* start DATA TO USE *

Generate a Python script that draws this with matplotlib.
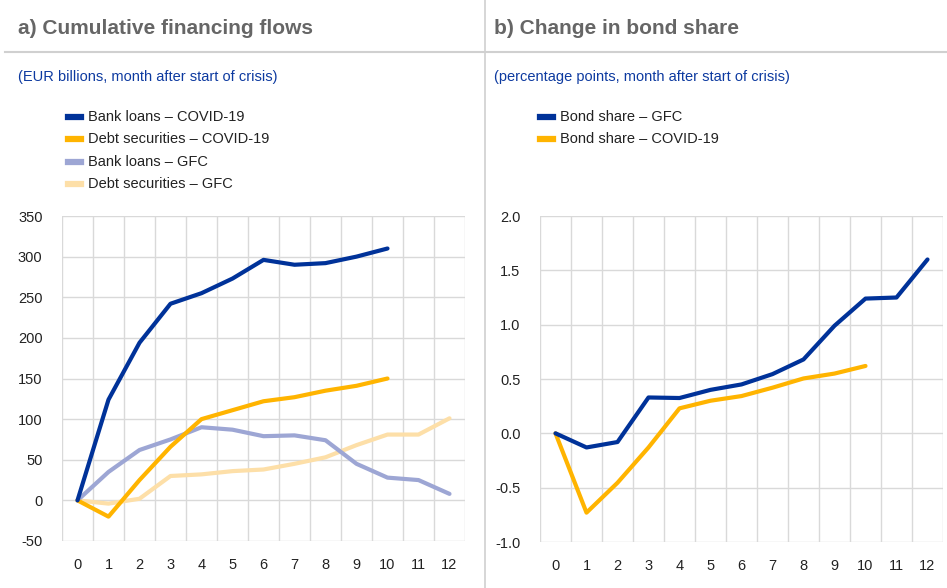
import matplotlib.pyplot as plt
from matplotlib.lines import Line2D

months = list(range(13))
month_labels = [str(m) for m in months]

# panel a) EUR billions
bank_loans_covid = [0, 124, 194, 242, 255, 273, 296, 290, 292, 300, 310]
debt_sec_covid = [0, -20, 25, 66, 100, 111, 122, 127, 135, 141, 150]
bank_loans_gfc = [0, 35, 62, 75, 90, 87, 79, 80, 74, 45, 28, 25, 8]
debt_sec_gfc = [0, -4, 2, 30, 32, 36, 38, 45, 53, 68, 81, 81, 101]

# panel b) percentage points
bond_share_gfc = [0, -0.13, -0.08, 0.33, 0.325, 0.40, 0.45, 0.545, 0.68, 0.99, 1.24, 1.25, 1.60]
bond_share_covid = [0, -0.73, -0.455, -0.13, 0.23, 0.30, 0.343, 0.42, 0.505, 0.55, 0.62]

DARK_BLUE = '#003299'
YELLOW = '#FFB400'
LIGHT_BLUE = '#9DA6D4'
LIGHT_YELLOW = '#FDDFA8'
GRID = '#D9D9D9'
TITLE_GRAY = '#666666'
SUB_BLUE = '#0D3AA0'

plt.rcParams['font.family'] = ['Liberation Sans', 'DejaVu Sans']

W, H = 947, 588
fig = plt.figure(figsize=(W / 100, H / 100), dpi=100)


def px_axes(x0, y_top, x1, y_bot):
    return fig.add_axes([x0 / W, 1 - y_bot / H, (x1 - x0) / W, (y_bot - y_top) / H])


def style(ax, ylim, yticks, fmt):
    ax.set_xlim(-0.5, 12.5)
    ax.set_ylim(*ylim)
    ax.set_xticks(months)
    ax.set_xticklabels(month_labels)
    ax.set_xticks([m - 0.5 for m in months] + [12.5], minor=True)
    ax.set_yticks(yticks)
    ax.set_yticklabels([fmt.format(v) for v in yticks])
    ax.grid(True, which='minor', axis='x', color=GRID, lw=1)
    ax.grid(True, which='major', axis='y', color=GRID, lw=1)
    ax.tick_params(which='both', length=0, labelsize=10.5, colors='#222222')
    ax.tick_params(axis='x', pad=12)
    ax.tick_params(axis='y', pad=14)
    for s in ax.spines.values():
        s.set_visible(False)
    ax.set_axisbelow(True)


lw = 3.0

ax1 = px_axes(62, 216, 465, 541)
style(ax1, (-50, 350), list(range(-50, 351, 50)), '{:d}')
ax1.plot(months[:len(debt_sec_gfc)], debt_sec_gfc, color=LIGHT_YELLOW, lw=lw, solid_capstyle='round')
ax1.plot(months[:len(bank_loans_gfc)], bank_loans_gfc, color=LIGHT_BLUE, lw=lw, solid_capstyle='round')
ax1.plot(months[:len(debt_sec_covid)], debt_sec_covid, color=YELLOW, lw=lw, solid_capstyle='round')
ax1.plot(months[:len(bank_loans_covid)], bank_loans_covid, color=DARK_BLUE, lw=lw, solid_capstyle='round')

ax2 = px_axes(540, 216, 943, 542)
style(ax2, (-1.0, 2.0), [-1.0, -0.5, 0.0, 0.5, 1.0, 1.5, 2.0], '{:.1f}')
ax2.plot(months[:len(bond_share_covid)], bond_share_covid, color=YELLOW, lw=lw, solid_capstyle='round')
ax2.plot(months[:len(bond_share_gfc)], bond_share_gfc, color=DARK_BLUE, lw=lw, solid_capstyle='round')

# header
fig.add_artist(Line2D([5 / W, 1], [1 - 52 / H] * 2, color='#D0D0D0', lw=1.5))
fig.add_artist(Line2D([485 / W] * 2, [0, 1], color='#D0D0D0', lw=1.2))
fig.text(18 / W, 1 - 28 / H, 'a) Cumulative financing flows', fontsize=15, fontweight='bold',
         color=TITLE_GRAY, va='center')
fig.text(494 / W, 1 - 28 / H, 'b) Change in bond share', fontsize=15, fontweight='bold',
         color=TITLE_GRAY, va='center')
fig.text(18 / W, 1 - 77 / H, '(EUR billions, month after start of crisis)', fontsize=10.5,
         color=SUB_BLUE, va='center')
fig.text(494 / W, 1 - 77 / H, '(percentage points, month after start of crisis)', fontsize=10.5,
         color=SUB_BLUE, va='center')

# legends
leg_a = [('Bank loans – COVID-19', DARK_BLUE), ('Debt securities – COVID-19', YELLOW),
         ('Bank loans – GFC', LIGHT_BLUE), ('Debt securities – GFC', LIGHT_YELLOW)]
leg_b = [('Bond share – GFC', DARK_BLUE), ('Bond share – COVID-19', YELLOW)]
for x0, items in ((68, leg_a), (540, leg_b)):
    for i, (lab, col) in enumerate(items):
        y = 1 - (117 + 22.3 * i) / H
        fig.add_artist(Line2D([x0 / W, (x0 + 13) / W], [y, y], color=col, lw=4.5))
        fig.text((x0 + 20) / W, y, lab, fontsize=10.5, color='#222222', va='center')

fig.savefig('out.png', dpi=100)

* end DATA TO USE *
* start DATA TO USE *

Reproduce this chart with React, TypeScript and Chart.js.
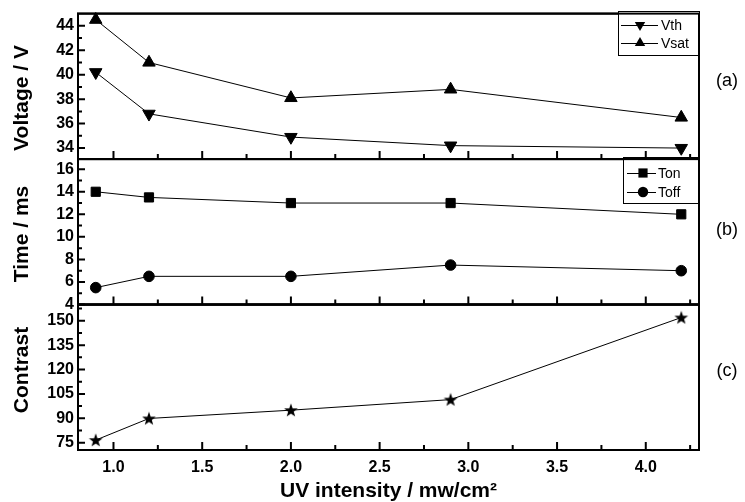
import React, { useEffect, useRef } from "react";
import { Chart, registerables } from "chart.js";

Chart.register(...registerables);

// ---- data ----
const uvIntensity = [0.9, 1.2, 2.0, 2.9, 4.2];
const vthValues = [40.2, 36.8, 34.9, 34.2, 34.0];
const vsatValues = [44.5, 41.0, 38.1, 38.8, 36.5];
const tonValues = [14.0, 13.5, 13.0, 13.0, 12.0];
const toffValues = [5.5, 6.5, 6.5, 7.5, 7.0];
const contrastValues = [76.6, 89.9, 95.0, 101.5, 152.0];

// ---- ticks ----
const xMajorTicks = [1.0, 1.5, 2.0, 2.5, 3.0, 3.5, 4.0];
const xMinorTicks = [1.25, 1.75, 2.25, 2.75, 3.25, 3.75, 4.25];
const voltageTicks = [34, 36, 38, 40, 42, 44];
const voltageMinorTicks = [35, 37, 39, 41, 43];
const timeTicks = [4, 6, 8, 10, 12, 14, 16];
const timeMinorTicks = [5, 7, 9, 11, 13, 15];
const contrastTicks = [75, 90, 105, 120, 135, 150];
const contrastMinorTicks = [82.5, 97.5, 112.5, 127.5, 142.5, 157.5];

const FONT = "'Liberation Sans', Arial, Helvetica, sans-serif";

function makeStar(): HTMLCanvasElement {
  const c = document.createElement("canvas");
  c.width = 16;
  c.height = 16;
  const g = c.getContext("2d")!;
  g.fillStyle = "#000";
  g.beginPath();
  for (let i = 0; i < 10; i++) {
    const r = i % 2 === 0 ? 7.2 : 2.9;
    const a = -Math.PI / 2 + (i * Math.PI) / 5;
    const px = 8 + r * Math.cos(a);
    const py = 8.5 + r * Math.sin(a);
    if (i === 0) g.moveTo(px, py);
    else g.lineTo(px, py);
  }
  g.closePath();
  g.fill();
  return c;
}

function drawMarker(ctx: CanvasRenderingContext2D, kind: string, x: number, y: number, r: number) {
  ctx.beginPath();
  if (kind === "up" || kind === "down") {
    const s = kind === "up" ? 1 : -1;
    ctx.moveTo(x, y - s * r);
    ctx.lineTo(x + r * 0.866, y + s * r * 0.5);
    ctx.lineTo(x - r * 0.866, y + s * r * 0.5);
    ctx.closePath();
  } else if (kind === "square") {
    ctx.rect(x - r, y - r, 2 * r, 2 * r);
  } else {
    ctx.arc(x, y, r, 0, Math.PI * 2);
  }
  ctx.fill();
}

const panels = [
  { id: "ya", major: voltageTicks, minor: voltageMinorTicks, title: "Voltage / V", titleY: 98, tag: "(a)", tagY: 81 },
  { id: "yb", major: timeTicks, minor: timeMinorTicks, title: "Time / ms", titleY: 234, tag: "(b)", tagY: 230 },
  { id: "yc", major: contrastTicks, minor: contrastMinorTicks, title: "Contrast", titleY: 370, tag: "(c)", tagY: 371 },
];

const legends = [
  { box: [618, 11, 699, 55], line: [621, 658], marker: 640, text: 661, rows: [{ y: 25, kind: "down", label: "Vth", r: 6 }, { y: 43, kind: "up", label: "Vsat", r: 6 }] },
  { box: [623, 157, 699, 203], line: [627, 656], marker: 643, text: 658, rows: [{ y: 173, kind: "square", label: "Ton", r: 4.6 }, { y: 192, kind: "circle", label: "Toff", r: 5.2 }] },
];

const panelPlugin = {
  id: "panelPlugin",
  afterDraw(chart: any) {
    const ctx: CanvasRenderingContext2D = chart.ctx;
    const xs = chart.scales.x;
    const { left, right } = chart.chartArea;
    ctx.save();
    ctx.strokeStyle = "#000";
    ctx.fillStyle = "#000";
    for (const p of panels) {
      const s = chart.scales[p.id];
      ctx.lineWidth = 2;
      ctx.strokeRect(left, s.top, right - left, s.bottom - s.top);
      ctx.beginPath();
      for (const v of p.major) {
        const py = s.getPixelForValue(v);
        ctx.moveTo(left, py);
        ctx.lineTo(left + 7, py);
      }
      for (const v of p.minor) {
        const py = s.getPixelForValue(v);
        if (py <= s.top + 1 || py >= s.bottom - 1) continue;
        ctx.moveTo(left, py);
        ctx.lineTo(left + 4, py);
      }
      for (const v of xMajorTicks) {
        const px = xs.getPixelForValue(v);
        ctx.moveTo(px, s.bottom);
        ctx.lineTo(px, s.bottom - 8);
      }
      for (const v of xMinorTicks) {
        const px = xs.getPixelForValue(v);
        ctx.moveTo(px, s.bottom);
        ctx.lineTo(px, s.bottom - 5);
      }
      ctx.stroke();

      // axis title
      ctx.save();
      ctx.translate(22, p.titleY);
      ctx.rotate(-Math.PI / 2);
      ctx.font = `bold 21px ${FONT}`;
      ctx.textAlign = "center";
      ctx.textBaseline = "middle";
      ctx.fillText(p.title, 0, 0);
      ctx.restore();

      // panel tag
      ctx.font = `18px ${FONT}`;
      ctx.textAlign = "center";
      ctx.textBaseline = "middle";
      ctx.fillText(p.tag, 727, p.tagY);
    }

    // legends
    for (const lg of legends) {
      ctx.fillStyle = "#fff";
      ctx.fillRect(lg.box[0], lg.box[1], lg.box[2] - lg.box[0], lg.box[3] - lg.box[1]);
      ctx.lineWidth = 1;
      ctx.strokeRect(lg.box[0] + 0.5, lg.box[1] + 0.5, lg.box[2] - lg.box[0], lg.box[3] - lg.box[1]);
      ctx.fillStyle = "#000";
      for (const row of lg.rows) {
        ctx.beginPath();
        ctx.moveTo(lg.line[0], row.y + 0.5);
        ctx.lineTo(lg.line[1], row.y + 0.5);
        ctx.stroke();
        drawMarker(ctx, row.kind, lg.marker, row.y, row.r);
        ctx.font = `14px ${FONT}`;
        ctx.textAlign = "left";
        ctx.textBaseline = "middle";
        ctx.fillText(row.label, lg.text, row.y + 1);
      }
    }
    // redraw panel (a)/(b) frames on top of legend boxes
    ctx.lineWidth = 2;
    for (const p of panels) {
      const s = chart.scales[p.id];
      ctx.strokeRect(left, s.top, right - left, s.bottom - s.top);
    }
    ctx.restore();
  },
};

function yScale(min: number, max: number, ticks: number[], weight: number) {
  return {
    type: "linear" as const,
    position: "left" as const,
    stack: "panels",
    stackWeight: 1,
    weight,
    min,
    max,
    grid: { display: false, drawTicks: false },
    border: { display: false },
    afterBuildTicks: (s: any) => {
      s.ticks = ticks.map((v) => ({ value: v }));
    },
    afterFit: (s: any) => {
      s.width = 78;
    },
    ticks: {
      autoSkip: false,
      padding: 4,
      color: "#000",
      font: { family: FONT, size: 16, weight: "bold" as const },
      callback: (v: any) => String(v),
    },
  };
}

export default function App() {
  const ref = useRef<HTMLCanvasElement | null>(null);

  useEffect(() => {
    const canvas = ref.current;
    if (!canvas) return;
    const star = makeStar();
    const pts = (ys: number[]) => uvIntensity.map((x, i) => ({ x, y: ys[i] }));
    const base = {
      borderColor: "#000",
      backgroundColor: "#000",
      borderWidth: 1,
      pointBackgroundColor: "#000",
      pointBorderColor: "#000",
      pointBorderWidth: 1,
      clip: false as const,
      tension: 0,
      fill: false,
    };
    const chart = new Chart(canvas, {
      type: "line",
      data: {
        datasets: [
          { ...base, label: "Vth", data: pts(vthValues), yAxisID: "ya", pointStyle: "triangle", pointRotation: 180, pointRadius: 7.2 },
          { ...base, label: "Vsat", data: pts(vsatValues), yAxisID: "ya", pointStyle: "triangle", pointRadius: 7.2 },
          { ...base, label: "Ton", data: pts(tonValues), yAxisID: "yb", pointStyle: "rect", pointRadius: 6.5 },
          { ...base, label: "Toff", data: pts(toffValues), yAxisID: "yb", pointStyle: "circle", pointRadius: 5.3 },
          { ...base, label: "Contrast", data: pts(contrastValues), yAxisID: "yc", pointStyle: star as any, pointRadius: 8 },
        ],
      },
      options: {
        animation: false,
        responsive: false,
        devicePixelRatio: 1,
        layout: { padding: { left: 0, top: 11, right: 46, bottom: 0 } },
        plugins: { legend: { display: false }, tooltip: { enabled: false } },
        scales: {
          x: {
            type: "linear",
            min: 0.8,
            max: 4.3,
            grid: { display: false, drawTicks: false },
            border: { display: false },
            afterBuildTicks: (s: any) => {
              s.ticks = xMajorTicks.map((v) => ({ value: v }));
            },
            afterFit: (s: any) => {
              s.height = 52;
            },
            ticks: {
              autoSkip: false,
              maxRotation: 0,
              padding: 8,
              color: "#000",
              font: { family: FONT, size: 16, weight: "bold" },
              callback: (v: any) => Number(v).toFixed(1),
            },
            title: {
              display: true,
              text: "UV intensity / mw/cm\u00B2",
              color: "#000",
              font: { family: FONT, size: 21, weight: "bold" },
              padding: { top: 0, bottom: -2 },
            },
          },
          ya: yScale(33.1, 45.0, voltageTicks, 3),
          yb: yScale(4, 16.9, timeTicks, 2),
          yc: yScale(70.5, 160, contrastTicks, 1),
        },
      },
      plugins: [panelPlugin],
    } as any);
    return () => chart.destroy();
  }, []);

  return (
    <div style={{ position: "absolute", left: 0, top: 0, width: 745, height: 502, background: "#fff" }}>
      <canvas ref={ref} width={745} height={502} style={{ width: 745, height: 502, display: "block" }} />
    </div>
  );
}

* end DATA TO USE *
* start DATA TO USE *

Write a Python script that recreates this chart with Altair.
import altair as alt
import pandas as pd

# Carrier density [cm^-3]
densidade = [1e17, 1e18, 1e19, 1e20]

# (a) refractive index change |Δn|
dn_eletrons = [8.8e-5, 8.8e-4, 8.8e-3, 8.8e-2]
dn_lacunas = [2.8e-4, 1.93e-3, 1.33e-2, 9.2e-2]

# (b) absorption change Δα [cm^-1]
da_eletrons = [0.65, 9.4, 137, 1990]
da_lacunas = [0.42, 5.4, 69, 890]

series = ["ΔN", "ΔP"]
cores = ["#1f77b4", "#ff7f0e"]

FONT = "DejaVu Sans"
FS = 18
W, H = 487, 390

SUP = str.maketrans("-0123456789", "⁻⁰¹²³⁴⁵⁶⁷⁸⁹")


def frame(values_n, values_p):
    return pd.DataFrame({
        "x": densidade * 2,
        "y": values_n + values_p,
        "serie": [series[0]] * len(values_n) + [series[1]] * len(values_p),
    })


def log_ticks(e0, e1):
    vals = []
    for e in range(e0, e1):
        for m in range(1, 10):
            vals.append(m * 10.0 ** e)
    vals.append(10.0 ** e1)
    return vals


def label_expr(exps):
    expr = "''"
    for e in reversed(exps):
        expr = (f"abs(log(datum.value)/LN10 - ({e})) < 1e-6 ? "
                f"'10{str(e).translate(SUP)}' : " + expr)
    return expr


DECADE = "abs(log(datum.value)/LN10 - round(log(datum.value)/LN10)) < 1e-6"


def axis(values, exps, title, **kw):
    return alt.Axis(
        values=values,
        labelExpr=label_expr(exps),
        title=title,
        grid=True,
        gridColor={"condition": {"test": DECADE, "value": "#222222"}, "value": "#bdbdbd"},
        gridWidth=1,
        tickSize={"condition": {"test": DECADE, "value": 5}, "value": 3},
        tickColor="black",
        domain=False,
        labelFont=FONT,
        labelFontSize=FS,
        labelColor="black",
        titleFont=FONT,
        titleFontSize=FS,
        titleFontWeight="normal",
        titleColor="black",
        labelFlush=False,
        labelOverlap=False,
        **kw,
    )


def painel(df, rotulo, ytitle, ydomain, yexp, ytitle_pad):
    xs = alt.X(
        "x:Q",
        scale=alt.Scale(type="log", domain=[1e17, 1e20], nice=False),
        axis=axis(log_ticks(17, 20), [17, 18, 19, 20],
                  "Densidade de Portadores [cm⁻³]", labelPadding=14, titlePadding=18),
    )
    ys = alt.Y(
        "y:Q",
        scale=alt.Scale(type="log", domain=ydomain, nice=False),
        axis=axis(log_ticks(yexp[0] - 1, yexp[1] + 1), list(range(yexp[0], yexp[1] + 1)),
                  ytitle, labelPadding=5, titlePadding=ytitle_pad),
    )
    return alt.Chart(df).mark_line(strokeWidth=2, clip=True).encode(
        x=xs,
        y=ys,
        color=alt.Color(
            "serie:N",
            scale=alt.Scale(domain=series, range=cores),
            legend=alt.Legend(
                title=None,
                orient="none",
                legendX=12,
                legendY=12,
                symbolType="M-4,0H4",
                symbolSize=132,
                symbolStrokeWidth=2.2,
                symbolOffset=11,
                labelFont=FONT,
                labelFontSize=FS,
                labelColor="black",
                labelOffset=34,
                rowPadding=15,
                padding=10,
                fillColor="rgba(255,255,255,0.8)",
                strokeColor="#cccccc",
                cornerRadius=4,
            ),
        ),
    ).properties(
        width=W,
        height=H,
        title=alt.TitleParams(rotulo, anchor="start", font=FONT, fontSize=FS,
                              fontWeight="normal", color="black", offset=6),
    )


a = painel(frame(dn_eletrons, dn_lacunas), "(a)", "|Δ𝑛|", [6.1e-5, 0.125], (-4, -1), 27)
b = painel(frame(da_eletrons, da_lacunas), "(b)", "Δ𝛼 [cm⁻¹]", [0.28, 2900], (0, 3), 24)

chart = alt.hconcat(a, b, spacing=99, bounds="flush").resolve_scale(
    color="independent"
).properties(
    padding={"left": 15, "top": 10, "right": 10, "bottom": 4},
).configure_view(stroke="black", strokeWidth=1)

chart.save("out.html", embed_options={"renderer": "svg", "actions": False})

* end DATA TO USE *

• EXERCISE:
Extract the part of the records that opens with the line containing "Reproduce this chart" and closes with the line containing "Chart.register(...registerables);". Take only those lines, exactly, and no pictures.

• WRITTEN RESPONSE:
Reproduce this chart with React, TypeScript and Chart.js.
import React, { useEffect, useRef } from "react";
import { Chart, registerables } from "chart.js";

Chart.register(...registerables);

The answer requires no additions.